When the different science faculties merged into a single large Faculty of Science, mutual prejudice also existed between the merger partners, the Rector explains. “Just like back then, the people at the three faculties under discussion will become better positioned to see the added value of other disciplines.”

No forced layoffs

Won’t the intended scale-up pose a risk to the quality of the programmes? After all, small-scale programmes always come out on top in evaluations like the National Student Survey. “No”, says Marcel Nollen. “At one time I was an administrator at a regional training centre, a huge organisation where, if anything, there’s a need for a smaller scale. But through its efficiency and presence, the large scale of the institute actually makes it possible to deliver small-scale, personal education that’s close to the students.”

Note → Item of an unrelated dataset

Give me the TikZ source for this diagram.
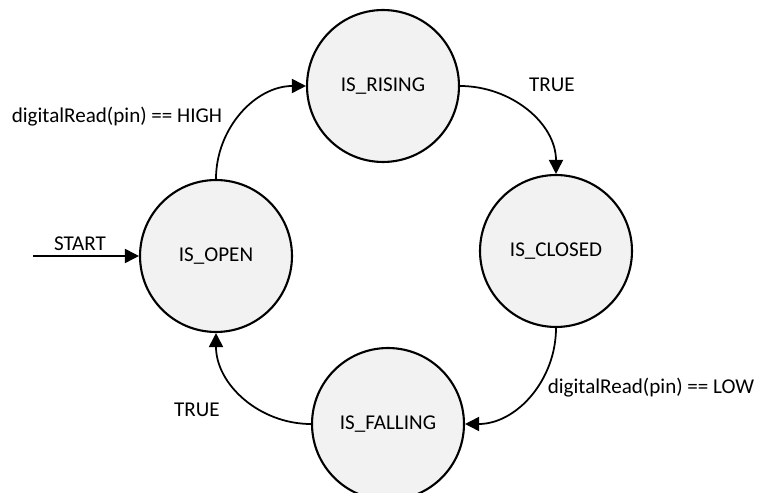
\documentclass[tikz,border=0pt]{standalone}
\usepackage{fontspec}
\setmainfont{Carlito}
\usepackage{tikz}
\usetikzlibrary{arrows.meta, positioning}
\definecolor{cFill}{RGB}{242,242,242}
\tikzset{
	statenode/.style={circle, draw=black, line width=1.2pt, fill=cFill, minimum size=3.04cm, inner sep=0pt, align=center},
	trans/.style    ={-{Triangle[length=8pt, width=8pt]}, line width=1pt},
	lbl/.style      ={inner sep=1pt},
}

\begin{document}
\begin{tikzpicture}[x=0.02cm, y=-0.02cm, font=\fontsize{12}{14}\selectfont]
	\useasboundingbox (0,0) rectangle (758,493);
	% states
	\node[statenode] (rising)  at (383,86)  {IS\_RISING};
	\node[statenode] (open)    at (216,256) {IS\_OPEN};
	\node[statenode] (closed)  at (556,251) {IS\_CLOSED};
	\node[statenode] (falling) at (388,424) {IS\_FALLING};
	% start arrow
	\coordinate (start) at (33,256);
	\draw[trans] (start) -- (open.west);
	\node[lbl] (startlbl) at (80,244) {START};
	% transitions
	\draw[trans] (open.north) to[out=90, in=180] (rising.west);
	\draw[trans] (rising.east) to[out=0, in=90] (closed.north);
	\draw[trans] (closed.south) to[out=270, in=0] (falling.east);
	\draw[trans] (falling.west) to[out=180, in=270] (open.south);
	% labels
	\node[lbl] (high)  at (117,117) {digitalRead(pin) == HIGH};
	\node[lbl] (true1) at (552,85)  {TRUE};
	\node[lbl] (low)   at (651,388) {digitalRead(pin) == LOW};
	\node[lbl] (true2) at (197,410) {TRUE};
\end{tikzpicture}
\end{document}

It makes sense for the streamlining of operations to be at the expense of jobs, Nollen agrees. But he doesn’t believe this will result in forced layoffs. “We think we can solve this by way of natural turnover, also because it doesn’t have to be realised overnight, we can take our time. Perhaps there will even be extra jobs, as the money saved is invested in innovation.”

Listening to each other

The Faculty of Religion and Theology recently went through a reorganisation that was a bumpy ride. Isn’t the EB afraid this will once again be a process full of unrest? “In the time ahead, a project group led by the deans will flesh out the advice of the explorers and take on board the input from the work floor”, says Margrethe Jonkman. “But I hope they’ll also listen to us, because then it becomes a dialogue. We don’t take these kinds of decisions lightly. We weighed up all the arguments. The easiest would be to leave everything the way it is. But given all of the recent developments, that wouldn’t be best in the long term.”

“We want the heart of VU Amsterdam to be safe, and much less vulnerable to movements from the outside”, says the Rector.